Bear Baiting



Proving yet again that even a highly educated surgeon (from Boise) can be a total moron: this morning while hiking in the forest with the girls I encountered one of my "weekend neighbors" on his ATV, in camo jacket, two big 40 lb bags of dog food riding in carriers on the front and back of his noisy vehicle.

He baits bears.

I guess the camo jacket was so the bears wouldn't see him coming.

Bow down to the mighty weekend warrior hunter.

He does this every spring, much to the annoyance and irritation of those of us who live here year round. This guy rarely uses his house here. I guess to prove he's a man, he comes up to hunt. But he can't be bothered to actually go out and find "game." He tosses this dog food out on Payette Forest land, barely inside the forest boundary, to attract the bears down close to his house.

And my house. And neighbors' houses.
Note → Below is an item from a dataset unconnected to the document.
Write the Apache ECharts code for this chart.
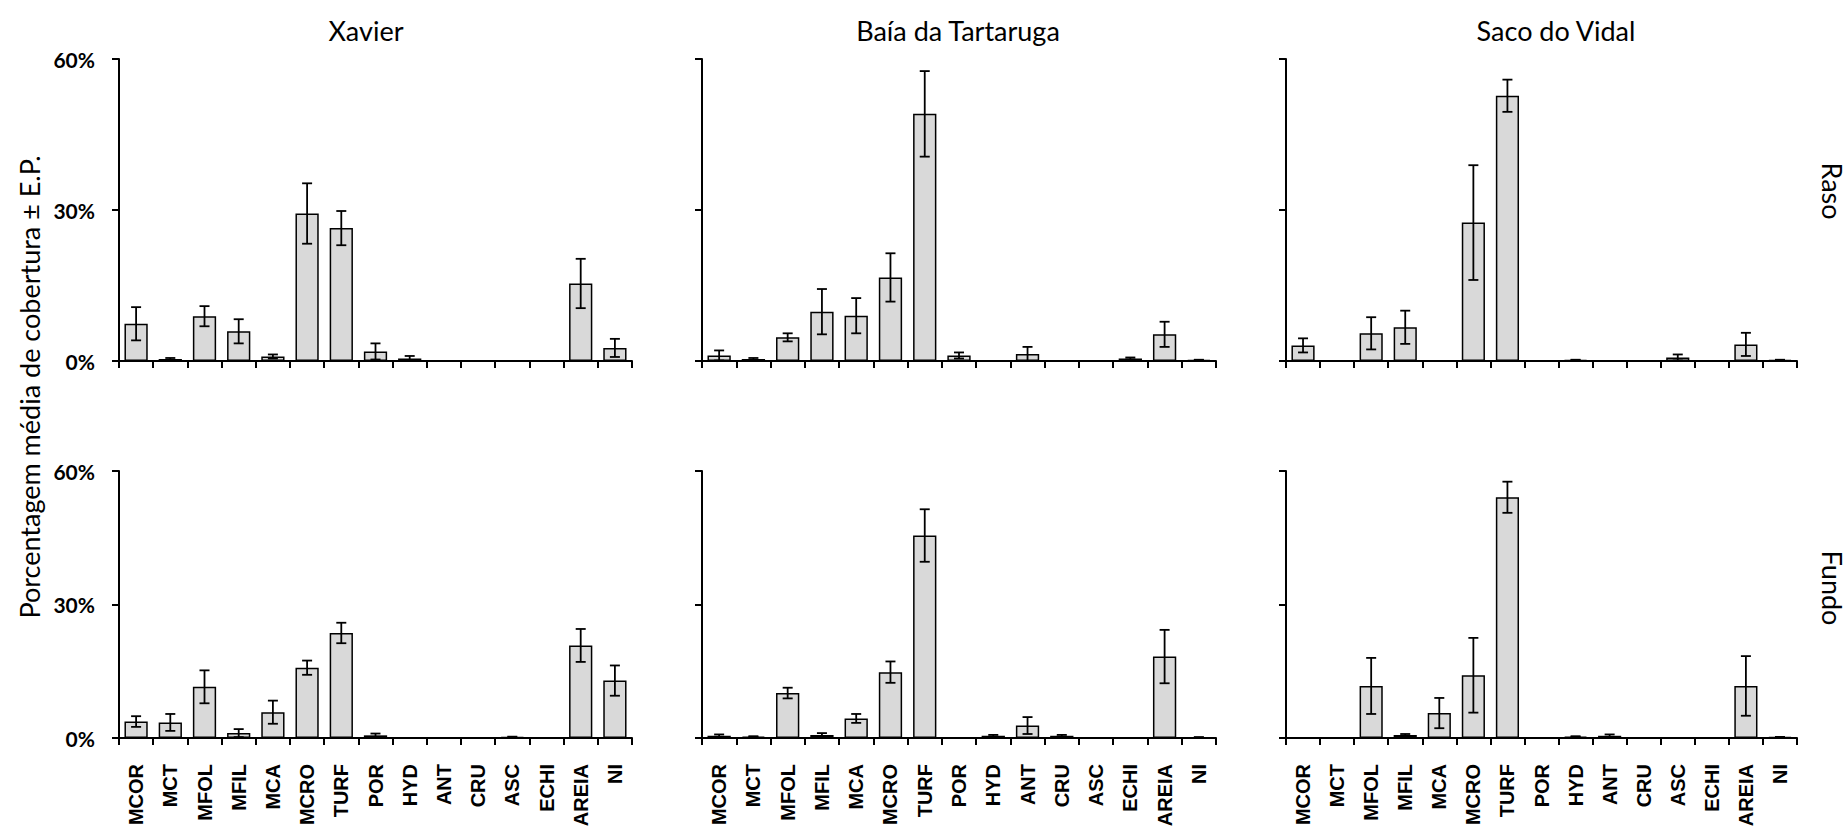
<!DOCTYPE html>
<html><head><meta charset="utf-8">
<script src="https://cdn.jsdelivr.net/npm/echarts@6/dist/echarts.min.js"></script>
<style>html,body{margin:0;padding:0;background:#fff}#c{width:1848px;height:832px}</style>
</head><body><div id="c"></div>
<script>
const categories = ['MCOR','MCT','MFOL','MFIL','MCA','MCRO','TURF','POR','HYD','ANT','CRU','ASC','ECHI','AREIA','NI'];
const sites = ['Xavier','Baía da Tartaruga','Saco do Vidal'];
const depths = ['Raso','Fundo'];
const yTickLabels = ['0%','30%','60%'];

// Raso (shallow)
const xavierRasoMean = [7.4,0.4,8.9,5.9,0.9,29.3,26.4,1.9,0.5,0,0,0,0,15.4,2.6];
const xavierRasoSE   = [3.3,0.2,2.0,2.4,0.4,6.0,3.4,1.6,0.5,0,0,0,0,4.9,1.8];
const baiaRasoMean   = [1.1,0.4,4.7,9.8,9.0,16.6,49.1,1.1,0,1.4,0,0,0.5,5.3,0.2];
const baiaRasoSE     = [1.0,0.2,0.8,4.5,3.5,4.8,8.5,0.6,0,1.4,0,0,0.2,2.5,0.05];
const sacoRasoMean   = [3.1,0,5.5,6.7,0,27.5,52.7,0,0.2,0,0,0.7,0,3.3,0.2];
const sacoRasoSE     = [1.4,0,3.2,3.3,0,11.4,3.2,0,0.05,0,0,0.6,0,2.3,0.05];
// Fundo (deep)
const xavierFundoMean = [3.7,3.5,11.5,1.1,5.8,15.8,23.6,0.6,0,0,0,0.2,0,20.8,12.9];
const xavierFundoSE   = [1.2,1.9,3.7,0.9,2.6,1.6,2.3,0.4,0,0,0,0.1,0,3.7,3.4];
const baiaFundoMean   = [0.5,0.3,10.1,0.7,4.4,14.8,45.5,0,0.5,2.8,0.5,0,0,18.3,0.15];
const baiaFundoSE     = [0.3,0.1,1.2,0.4,1.0,2.4,5.9,0,0.2,1.9,0.2,0,0,6.0,0.05];
const sacoFundoMean   = [0,0,11.7,0.7,5.6,14.1,54.1,0,0.3,0.5,0,0,0,11.7,0.2];
const sacoFundoSE     = [0,0,6.3,0.2,3.4,8.4,3.5,0,0.1,0.3,0,0,0,6.7,0.05];

const panels = [
  [xavierRasoMean, xavierRasoSE], [baiaRasoMean, baiaRasoSE], [sacoRasoMean, sacoRasoSE],
  [xavierFundoMean, xavierFundoSE], [baiaFundoMean, baiaFundoSE], [sacoFundoMean, sacoFundoSE]
];

const colLeft = [119, 702, 1286];
const colWidth = [513, 514, 511];
const rowTop = [59, 471];
const rowHeight = [302, 267];

const grids = [], xAxes = [], yAxes = [], series = [];
panels.forEach((p, k) => {
  const row = Math.floor(k / 3), col = k % 3;
  grids.push({left: colLeft[col], top: rowTop[row], width: colWidth[col], height: rowHeight[row], outerBoundsMode: 'none', containLabel: false});
  xAxes.push({
    gridIndex: k, type: 'category', data: categories,
    axisLine: {lineStyle: {color: '#000', width: 2}},
    axisTick: {show: true, inside: false, length: 7, lineStyle: {color: '#000', width: 2}},
    axisLabel: {show: row === 1, rotate: 90, interval: 0, margin: 26, color: '#000',
      fontFamily: 'Liberation Sans', fontWeight: 'bold', fontSize: 20},
    splitLine: {show: false}
  });
  yAxes.push({
    gridIndex: k, type: 'value', min: 0, max: 60, interval: 30,
    axisLine: {show: true, lineStyle: {color: '#000', width: 2}},
    axisTick: {show: true, inside: false, length: 7, lineStyle: {color: '#000', width: 2}},
    axisLabel: {show: col === 0, margin: 24, color: '#000', fontFamily: 'Lato', fontWeight: 'bold', fontSize: 21,
      formatter: v => yTickLabels[v / 30]},
    splitLine: {show: false}
  });
  series.push({
    type: 'bar', xAxisIndex: k, yAxisIndex: k, data: p[0], barWidth: '68%',
    itemStyle: {color: '#d9d9d9', borderColor: '#000', borderWidth: 1.5},
    silent: true, animation: false
  });
  series.push({
    type: 'custom', xAxisIndex: k, yAxisIndex: k, z: 10, animation: false, silent: true,
    data: p[0].map((m, i) => [i, Math.max(0, m - p[1][i]), m + p[1][i], m]),
    encode: {x: 0, y: [1, 2]},
    renderItem: (params, api) => {
      if (api.value(3) === 0) return null;
      const x = api.value(0);
      const lo = api.coord([x, api.value(1)]);
      const hi = api.coord([x, api.value(2)]);
      const hw = 5;
      const st = {stroke: '#000', lineWidth: 1.8};
      return {type: 'group', children: [
        {type: 'line', shape: {x1: lo[0], y1: lo[1], x2: hi[0], y2: hi[1]}, style: st},
        {type: 'line', shape: {x1: lo[0] - hw, y1: lo[1], x2: lo[0] + hw, y2: lo[1]}, style: st},
        {type: 'line', shape: {x1: hi[0] - hw, y1: hi[1], x2: hi[0] + hw, y2: hi[1]}, style: st}
      ]};
    }
  });
});

const titleX = [366, 958, 1556];
const graphic = [];
sites.forEach((s, i) => graphic.push({type: 'text', x: titleX[i], y: 30,
  style: {text: s, fill: '#000', font: '27px Lato', textAlign: 'center', textVerticalAlign: 'middle'}}));
const depthY = [191, 588];
depths.forEach((d, i) => graphic.push({type: 'text', x: 1832, y: depthY[i], rotation: -Math.PI / 2,
  style: {text: d, fill: '#000', font: '27px Lato', textAlign: 'center', textVerticalAlign: 'middle'}}));
graphic.push({type: 'text', x: 29, y: 387, rotation: Math.PI / 2,
  style: {text: 'Porcentagem média de cobertura ± E.P.', fill: '#000', font: '27px Lato', textAlign: 'center', textVerticalAlign: 'middle'}});

const chart = echarts.init(document.getElementById('c'), null, {renderer: 'svg'});
chart.setOption({animation: false, backgroundColor: '#fff', grid: grids, xAxis: xAxes, yAxis: yAxes, series, graphic});
</script>
</body></html>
To us, our pets, our livestock.

Apparently he truly believes only bears will eat this dog food.

What about the wolves, or coyotes, or skunks, or raccoons, or...? What he manages to do is bring all of those forest creatures closer to destruction, because they'll expect easy food, look for more food nearby, and end up in "negative interactions" with we humans and our pets, which will be their death sentence.

Wish a bear would eat this guy for lunch. Wish some skunks would set up a nest under his house and spray every time he comes up here.

What a stupid, lazy, idiot.

I'm also irritated by the way his ATV chews up those sections of forest road just now free of snow and so muddy and easily rutted. But why should he care; apparently he believes that the public forest is his private little hunting preserve.

This is the same guy who invites his equally moronic buddies up to hunt. One of them nearly got himself killed when, around midnight in a driving rain storm last spring, he pounded on the door of my neighbor, whose husband happened to be out of town. The guy stood on her porch in full camo, holding his rifle, while her dogs went ballistic inside the house. The guy's incredibly lucky she didn't shoot him, he scared her so badly. After she finally convinced him to put his weapon down, she told him no, he couldn't come in and use her phone, then gave him directions to the driveway of our moronic bear-baiting neighbor. This "brilliant surgeon" left his buddy out in the forest, in the cold rain, apparently unworried about how he'd find his way back. What a guy!

I went to the forest this morning, seeking peace. I didn't find it.

(Photo: When confronting him, I was holding the girls' collars and so didn't have a chance to get out my camera. After spilling the dog food and as he came back out, I took this photo from a side road.)